» SET EXERCISE:
Extract only the lines from the start of the entries below to the line with "ax = fig.add_axes([325", inclusive; omit every picture.

- - - -

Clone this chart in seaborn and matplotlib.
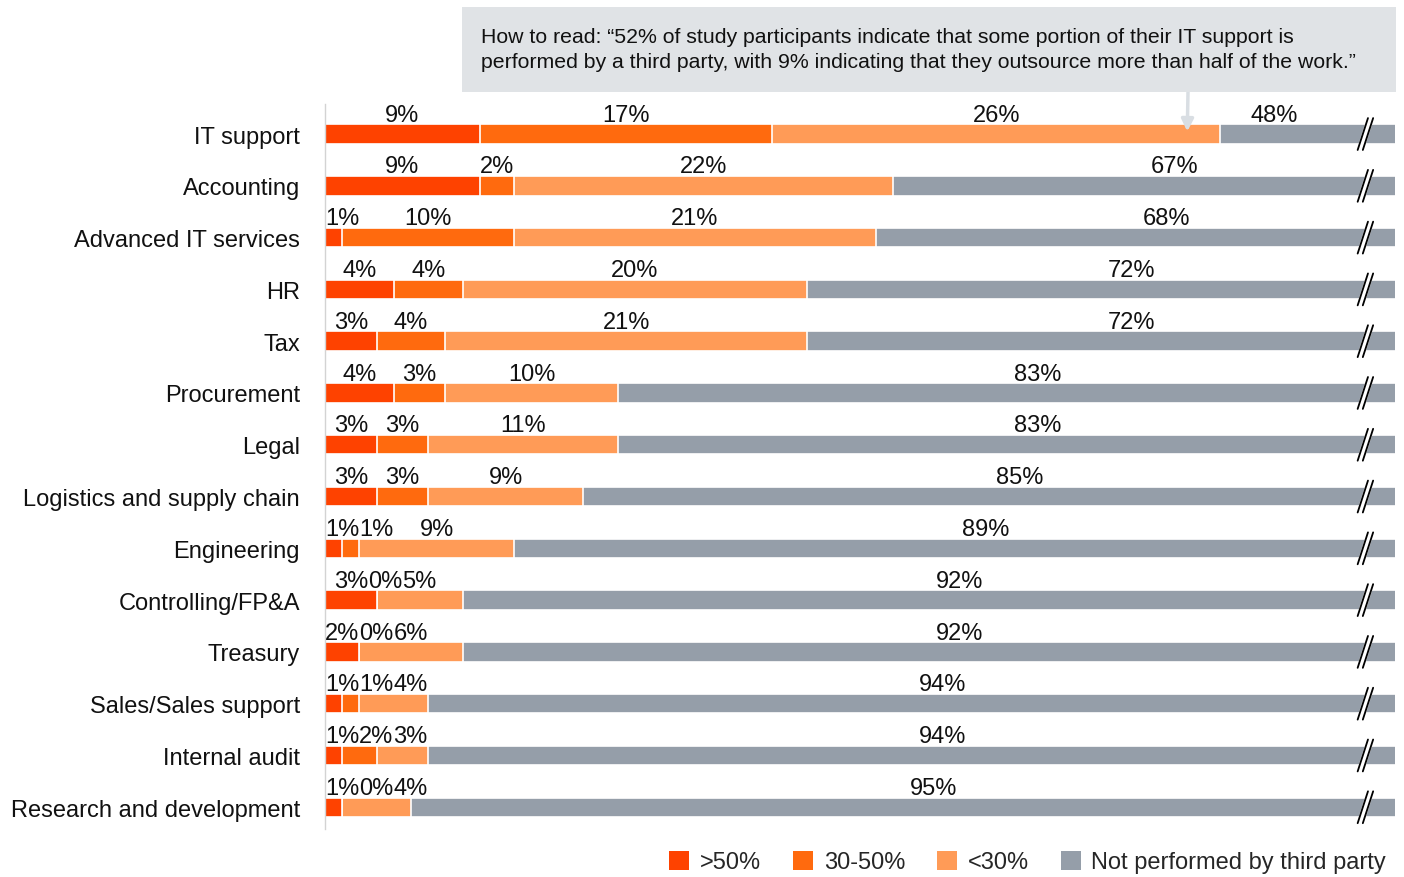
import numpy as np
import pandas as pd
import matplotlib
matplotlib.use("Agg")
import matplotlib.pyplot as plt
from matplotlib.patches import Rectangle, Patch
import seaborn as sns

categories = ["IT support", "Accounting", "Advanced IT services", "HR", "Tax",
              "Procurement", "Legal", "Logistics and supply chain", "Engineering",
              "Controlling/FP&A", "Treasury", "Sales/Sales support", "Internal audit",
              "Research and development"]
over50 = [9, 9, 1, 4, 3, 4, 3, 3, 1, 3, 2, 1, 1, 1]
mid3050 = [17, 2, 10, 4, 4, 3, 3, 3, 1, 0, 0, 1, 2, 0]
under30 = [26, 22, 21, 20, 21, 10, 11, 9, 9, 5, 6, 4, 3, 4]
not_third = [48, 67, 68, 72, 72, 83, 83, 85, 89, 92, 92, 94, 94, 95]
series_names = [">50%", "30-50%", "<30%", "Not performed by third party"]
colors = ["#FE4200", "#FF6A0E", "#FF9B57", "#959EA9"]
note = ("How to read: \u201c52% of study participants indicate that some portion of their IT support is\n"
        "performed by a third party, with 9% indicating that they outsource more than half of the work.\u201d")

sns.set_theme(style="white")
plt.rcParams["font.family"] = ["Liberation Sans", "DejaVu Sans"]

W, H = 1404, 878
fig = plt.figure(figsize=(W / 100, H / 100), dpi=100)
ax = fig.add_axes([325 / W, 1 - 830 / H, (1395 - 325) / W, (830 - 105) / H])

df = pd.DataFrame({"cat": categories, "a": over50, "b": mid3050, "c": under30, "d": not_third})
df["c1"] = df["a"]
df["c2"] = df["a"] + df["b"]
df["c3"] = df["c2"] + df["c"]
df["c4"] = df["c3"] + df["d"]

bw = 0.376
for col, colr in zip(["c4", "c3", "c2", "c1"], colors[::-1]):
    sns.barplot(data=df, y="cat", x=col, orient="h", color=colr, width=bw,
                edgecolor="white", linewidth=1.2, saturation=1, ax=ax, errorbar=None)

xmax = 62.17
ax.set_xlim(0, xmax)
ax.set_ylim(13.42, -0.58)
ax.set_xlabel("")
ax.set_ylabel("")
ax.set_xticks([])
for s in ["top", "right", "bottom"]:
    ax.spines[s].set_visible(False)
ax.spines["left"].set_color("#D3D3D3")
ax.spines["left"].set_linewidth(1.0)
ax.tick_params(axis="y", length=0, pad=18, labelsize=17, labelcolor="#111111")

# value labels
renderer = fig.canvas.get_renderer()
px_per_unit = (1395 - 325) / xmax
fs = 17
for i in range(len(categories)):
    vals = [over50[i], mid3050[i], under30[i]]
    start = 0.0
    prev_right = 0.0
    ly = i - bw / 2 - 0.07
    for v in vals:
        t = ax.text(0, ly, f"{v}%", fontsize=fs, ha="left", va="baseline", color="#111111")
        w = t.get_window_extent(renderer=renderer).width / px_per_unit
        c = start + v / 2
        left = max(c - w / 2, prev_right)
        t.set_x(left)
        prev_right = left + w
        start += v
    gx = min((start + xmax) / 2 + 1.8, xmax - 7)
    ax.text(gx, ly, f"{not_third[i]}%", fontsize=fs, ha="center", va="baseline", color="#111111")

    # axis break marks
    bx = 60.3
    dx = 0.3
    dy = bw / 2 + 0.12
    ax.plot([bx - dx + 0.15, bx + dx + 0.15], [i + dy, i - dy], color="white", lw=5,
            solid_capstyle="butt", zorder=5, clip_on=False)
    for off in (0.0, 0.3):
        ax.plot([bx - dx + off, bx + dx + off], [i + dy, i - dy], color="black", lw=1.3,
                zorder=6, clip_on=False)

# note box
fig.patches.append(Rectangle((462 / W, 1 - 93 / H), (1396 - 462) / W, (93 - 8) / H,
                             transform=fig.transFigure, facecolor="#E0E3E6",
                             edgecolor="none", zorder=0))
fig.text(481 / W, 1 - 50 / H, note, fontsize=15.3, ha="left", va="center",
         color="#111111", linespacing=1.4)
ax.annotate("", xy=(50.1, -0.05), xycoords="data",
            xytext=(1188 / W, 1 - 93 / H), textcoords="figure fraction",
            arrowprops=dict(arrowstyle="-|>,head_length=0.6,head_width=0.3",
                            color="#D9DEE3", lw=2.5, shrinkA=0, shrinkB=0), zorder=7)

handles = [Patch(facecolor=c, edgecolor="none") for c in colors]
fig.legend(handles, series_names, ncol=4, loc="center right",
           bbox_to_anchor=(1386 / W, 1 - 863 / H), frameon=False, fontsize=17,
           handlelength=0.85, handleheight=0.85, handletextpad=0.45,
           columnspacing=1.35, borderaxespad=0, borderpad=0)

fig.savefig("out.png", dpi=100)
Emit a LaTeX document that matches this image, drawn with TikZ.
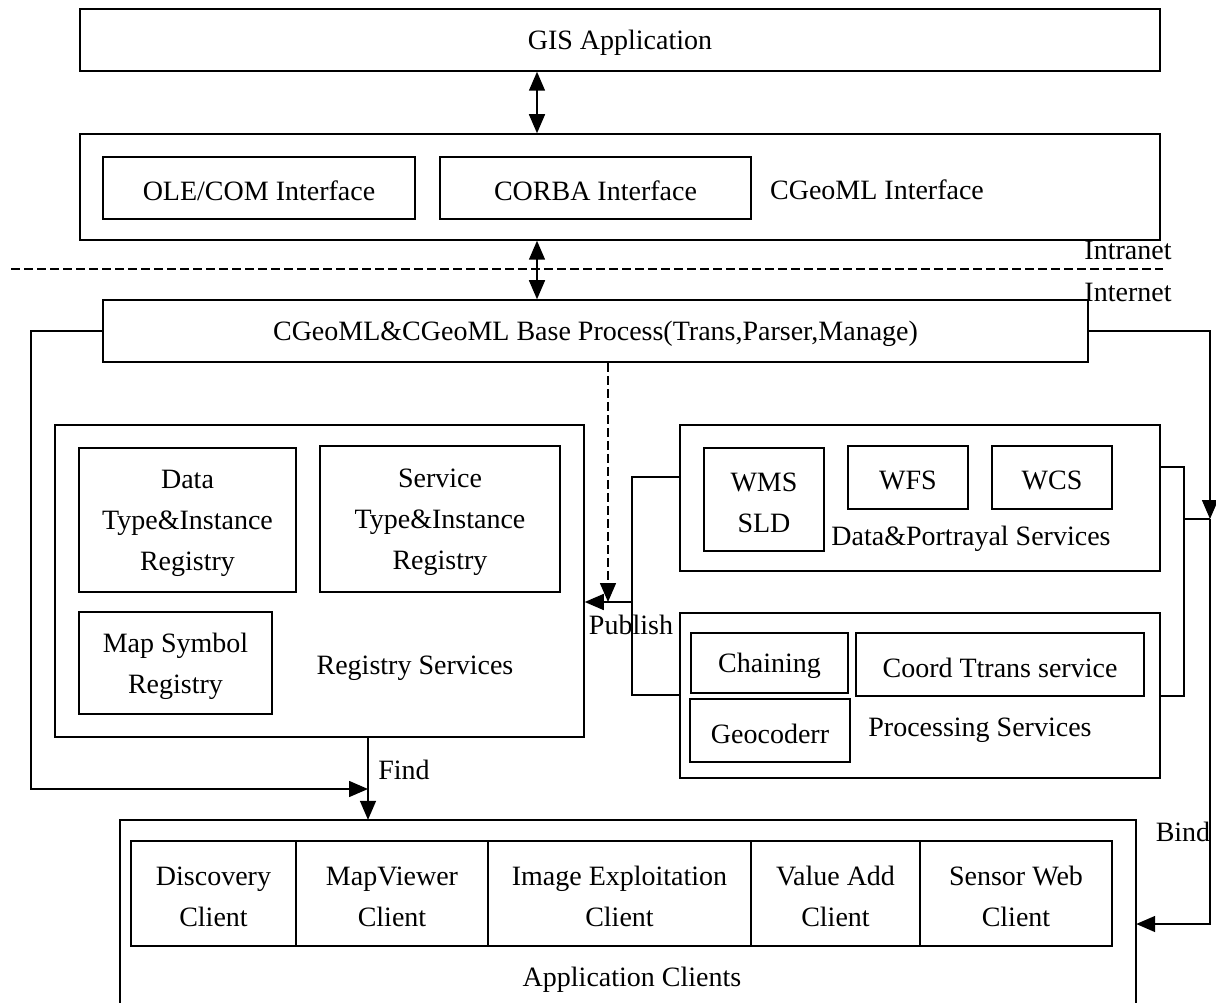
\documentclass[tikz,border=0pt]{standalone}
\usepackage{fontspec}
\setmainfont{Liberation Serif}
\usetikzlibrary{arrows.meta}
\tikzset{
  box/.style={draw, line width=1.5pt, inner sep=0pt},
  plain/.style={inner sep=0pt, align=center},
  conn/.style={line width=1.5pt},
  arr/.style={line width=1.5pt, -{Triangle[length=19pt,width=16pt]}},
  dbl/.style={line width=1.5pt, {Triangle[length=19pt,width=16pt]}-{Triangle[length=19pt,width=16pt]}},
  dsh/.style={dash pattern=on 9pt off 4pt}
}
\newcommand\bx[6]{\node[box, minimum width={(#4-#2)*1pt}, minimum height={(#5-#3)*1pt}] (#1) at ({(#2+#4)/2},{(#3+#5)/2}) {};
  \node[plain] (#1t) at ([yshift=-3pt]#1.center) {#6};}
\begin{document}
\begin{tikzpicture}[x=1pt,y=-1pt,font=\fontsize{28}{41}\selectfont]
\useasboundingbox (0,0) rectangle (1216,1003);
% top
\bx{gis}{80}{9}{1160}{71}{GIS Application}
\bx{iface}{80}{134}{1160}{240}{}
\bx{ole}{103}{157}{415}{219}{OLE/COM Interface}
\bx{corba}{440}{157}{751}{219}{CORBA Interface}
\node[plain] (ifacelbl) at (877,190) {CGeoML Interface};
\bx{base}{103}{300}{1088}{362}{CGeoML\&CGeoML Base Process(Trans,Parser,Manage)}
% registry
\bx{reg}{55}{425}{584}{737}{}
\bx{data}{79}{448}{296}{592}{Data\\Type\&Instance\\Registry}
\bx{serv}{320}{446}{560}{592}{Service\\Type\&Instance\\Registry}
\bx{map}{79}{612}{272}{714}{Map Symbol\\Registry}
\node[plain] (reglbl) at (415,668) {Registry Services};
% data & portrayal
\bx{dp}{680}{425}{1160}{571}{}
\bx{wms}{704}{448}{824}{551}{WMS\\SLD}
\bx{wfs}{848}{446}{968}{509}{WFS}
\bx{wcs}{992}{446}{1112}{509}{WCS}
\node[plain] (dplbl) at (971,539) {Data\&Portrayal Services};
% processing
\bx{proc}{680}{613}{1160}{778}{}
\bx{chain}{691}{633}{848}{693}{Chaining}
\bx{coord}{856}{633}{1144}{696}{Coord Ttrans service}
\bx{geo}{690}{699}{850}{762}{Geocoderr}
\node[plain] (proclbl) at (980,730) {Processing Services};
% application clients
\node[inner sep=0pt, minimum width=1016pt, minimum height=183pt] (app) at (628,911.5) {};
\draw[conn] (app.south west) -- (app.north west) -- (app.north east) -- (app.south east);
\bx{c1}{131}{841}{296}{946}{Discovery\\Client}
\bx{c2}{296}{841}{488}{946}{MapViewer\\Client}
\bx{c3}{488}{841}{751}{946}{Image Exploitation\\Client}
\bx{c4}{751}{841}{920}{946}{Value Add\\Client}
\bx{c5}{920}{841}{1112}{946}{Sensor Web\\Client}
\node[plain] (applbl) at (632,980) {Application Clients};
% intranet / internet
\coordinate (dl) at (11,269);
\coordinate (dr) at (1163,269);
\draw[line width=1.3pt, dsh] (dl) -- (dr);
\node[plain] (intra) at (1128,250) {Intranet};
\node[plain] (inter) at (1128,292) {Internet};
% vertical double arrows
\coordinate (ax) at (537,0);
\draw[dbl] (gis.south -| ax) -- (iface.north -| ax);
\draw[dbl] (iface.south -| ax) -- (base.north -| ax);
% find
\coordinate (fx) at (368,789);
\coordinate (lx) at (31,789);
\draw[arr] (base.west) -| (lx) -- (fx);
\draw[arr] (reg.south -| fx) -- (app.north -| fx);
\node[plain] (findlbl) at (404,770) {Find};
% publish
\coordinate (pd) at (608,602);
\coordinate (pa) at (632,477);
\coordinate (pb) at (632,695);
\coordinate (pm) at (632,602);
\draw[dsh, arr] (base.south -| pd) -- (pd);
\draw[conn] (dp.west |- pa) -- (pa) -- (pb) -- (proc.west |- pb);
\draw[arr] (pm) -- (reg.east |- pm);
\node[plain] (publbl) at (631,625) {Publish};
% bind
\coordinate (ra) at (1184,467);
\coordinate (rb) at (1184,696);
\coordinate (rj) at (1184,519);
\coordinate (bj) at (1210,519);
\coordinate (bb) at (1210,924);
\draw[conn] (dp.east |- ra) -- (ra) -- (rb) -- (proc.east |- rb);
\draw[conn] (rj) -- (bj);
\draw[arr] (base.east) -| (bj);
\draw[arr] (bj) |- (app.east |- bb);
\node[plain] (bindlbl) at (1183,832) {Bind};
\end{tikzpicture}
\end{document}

- - - -

» ANSWER IN FULL:
Clone this chart in seaborn and matplotlib.
import numpy as np
import pandas as pd
import matplotlib
matplotlib.use("Agg")
import matplotlib.pyplot as plt
from matplotlib.patches import Rectangle, Patch
import seaborn as sns

categories = ["IT support", "Accounting", "Advanced IT services", "HR", "Tax",
              "Procurement", "Legal", "Logistics and supply chain", "Engineering",
              "Controlling/FP&A", "Treasury", "Sales/Sales support", "Internal audit",
              "Research and development"]
over50 = [9, 9, 1, 4, 3, 4, 3, 3, 1, 3, 2, 1, 1, 1]
mid3050 = [17, 2, 10, 4, 4, 3, 3, 3, 1, 0, 0, 1, 2, 0]
under30 = [26, 22, 21, 20, 21, 10, 11, 9, 9, 5, 6, 4, 3, 4]
not_third = [48, 67, 68, 72, 72, 83, 83, 85, 89, 92, 92, 94, 94, 95]
series_names = [">50%", "30-50%", "<30%", "Not performed by third party"]
colors = ["#FE4200", "#FF6A0E", "#FF9B57", "#959EA9"]
note = ("How to read: \u201c52% of study participants indicate that some portion of their IT support is\n"
        "performed by a third party, with 9% indicating that they outsource more than half of the work.\u201d")

sns.set_theme(style="white")
plt.rcParams["font.family"] = ["Liberation Sans", "DejaVu Sans"]

W, H = 1404, 878
fig = plt.figure(figsize=(W / 100, H / 100), dpi=100)
ax = fig.add_axes([325 / W, 1 - 830 / H, (1395 - 325) / W, (830 - 105) / H])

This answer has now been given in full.